I’m feeling very stupid and feeling trapped. If work didn’t offer two days, I would also be out of a job now as well (which is what he wanted). He hasn’t taken everything yet, but I don’t go out with friends. Not even female friends, as he used to guilt trip me about how he doesn’t go out so when is his break? Then I’d say ‘go out next week’ and he’ll say ‘I’ve got no money, no one to go with, I don’t like drinking any more,’ so he would be saying it’s unfair I get a break and he doesn’t, but would then ask me why he can’t have a break. So I only have one male friend and one female friend (who live close by) and the female friend I’ll see in the day time if she comes over to the house because I can’t get out anywhere as I have no car and wouldn’t drive anyway as too anxious.

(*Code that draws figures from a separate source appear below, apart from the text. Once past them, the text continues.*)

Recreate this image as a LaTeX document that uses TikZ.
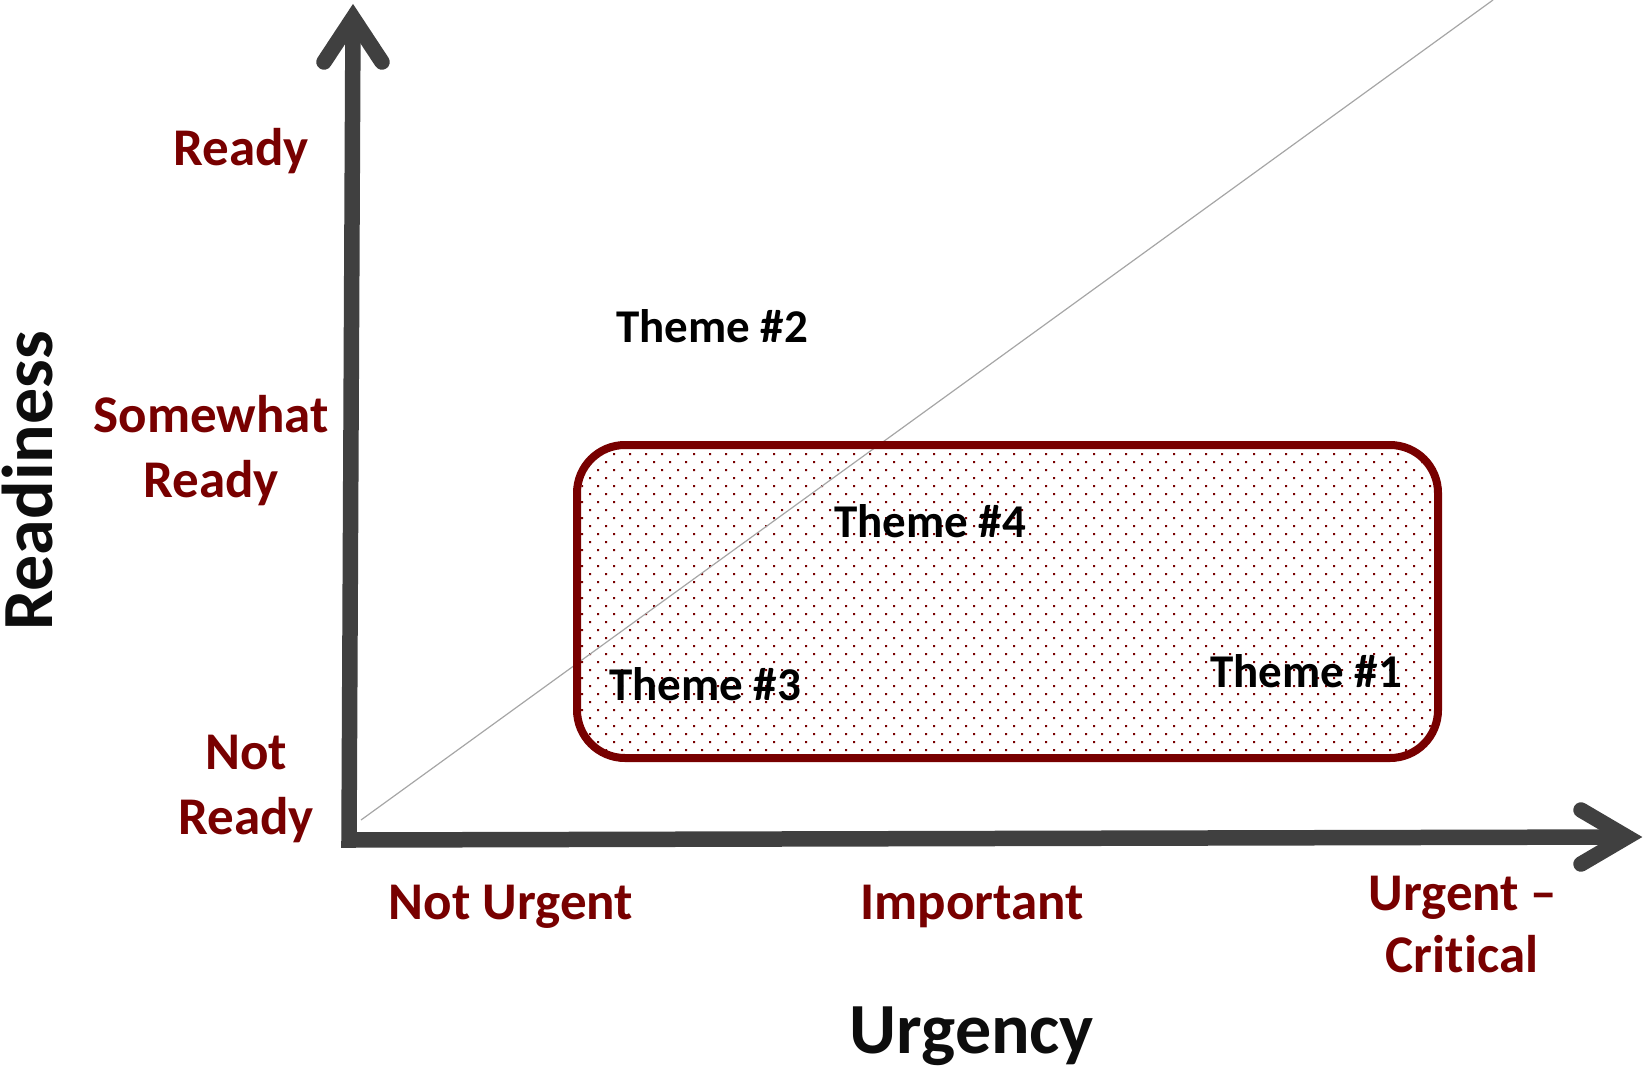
\documentclass[tikz,border=0pt]{standalone}
\usepackage{fontspec}
\setmainfont{Carlito}[Ligatures={NoCommon,TeX}]
\definecolor{dred}{RGB}{120,0,0}
\definecolor{axisgray}{RGB}{64,64,64}
\definecolor{diaggray}{RGB}{166,166,166}
\tikzset{
  lab/.style={font=\fontsize{53}{60}\selectfont\bfseries, text=dred, inner sep=0pt, anchor=base},
  theme/.style={font=\fontsize{47}{54}\selectfont\bfseries, text=black, inner sep=0pt, anchor=base},
  axtitle/.style={font=\fontsize{72}{80}\selectfont\bfseries, text=black!95, inner sep=0pt, anchor=base},
  axisline/.style={draw=axisgray, line width=15.5pt, line join=miter, miter limit=10},
  axishead/.style={draw=axisgray, line width=15.5pt, line join=miter, miter limit=10, line cap=round},
  zone/.style={draw=dred, line width=8pt, rounded corners=48pt},
}
\begin{document}
\begin{tikzpicture}[x=1pt,y=-1pt]
\useasboundingbox (0,0) rectangle (1645,1066);
% coordinates
\coordinate (ytip) at (353,18);
\coordinate (origin) at (349,840);
\coordinate (xtip) at (1627,837);
\coordinate (yw1) at (324,62);
\coordinate (yw2) at (382,62);
\coordinate (xw1) at (1581,810);
\coordinate (xw2) at (1581,864);
\coordinate (dstart) at (361,820);
\coordinate (dend) at (1493,0);
% dotted zone
\begin{scope}
  \clip[rounded corners=44pt] (581,449) rectangle (1434,754);
  \foreach \r in {0,...,39}{
    \pgfmathsetmacro\yy{446+8*\r}
    \pgfmathsetmacro\xs{mod(\r,2)==0 ? 590 : 582}
    \fill[dred] \foreach \c in {0,...,54}{ (\xs+16*\c-1,\yy-1) rectangle ++(2,2) };
  }
\end{scope}
% diagonal
\draw[diaggray, line width=1.2pt] (dstart) -- (dend);
% zone border
\draw[zone] (577,445) rectangle (1438,758);
% axes
\draw[axisline] (ytip) -- (origin) -- (xtip);
\draw[axishead] (yw1) -- (ytip) -- (yw2);
\draw[axishead] (xw1) -- (xtip) -- (xw2);
% readiness labels
\node[lab] (ready) at (241,165) {Ready};
\node[lab] (sw1) at (211,432) {Somewhat};
\node[lab] (sw2) at (211,497) {Ready};
\node[lab] (nr1) at (246,769) {Not};
\node[lab] (nr2) at (246,834) {Ready};
% urgency labels
\node[lab] (nu) at (511,919) {Not Urgent};
\node[lab] (imp) at (972,919) {Important};
\node[lab] (uc1) at (1463,910) {Urgent –};
\node[lab] (uc2) at (1462,972) {Critical};
% axis titles
\node[axtitle] (urg) at (972,1053) {Urgency};
\node[axtitle, rotate=90] (rdy) at (52,481) {Readiness};
% themes
\node[theme] (t2) at (712,342) {Theme \#2};
\node[theme] (t4) at (930,537) {Theme \#4};
\node[theme] (t3) at (705,700) {Theme \#3};
\node[theme] (t1) at (1306,687) {Theme \#1};
\end{tikzpicture}
\end{document}
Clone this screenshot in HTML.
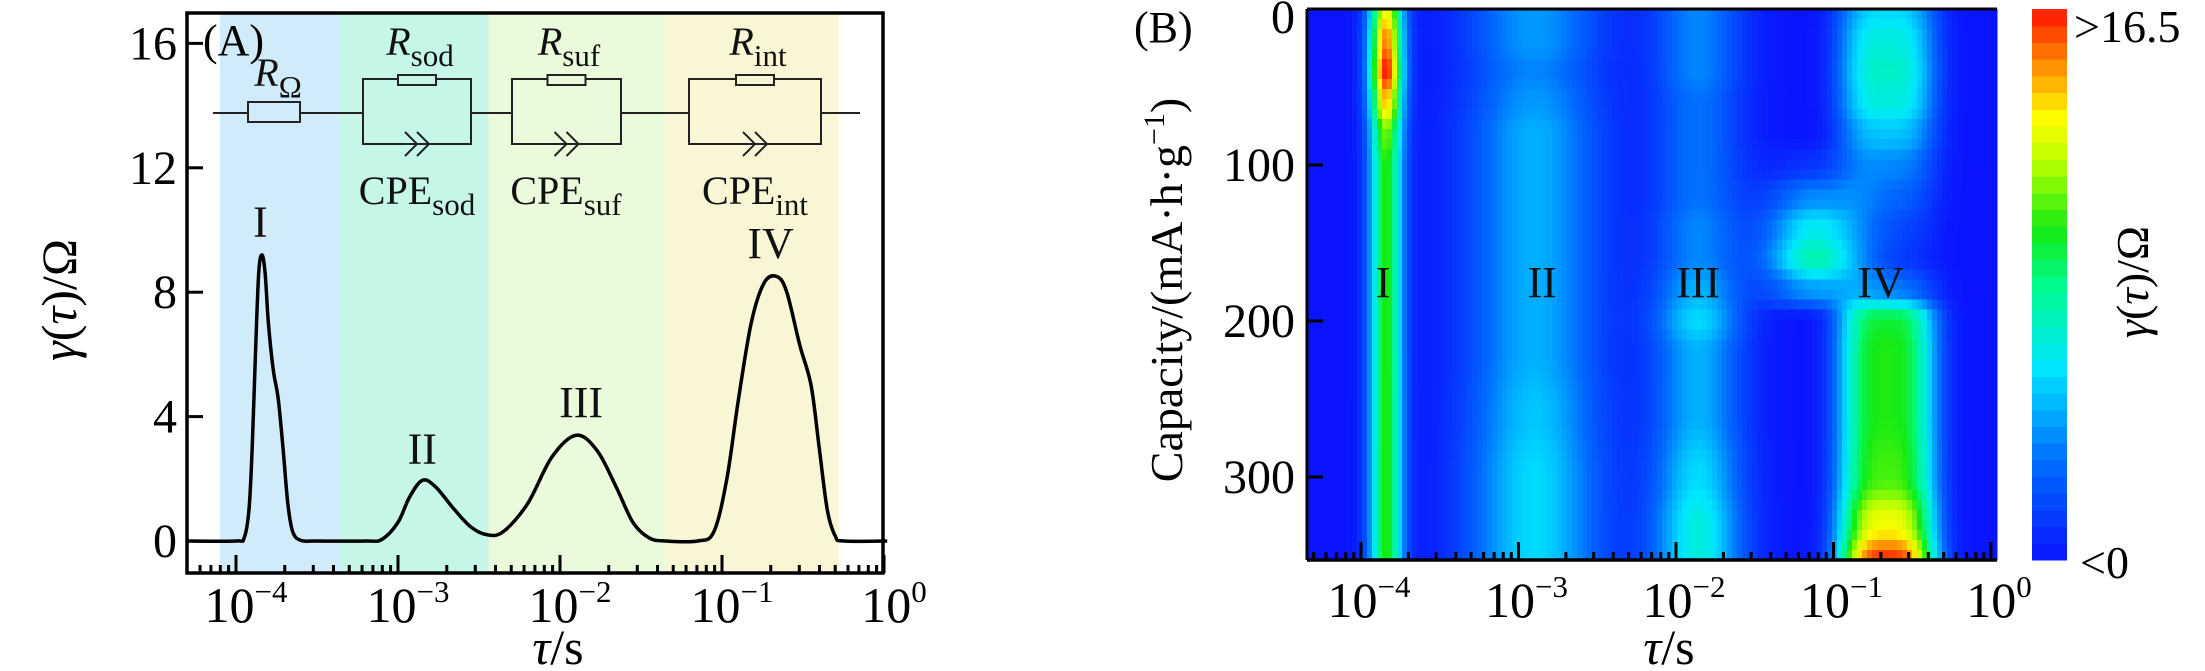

We live in a rural area (his idea) with no shops or anything around. Too far from friend’s or parents’ house to walk to and I have no money for taxis. I don’t see my male friend at all any more. Female friend has stopped coming round so much, as she probably feels I’m not reciprocating the effort, which I’m not, so I totally get that. I am very lonely.
I feel worse actually sitting down and reflecting on my life. It is actually really shit, so I was living in a dream world to expect one day to have made anything better anyway!
Thanks for the birthday wishes and for the support I’ve had on here. It means a lot.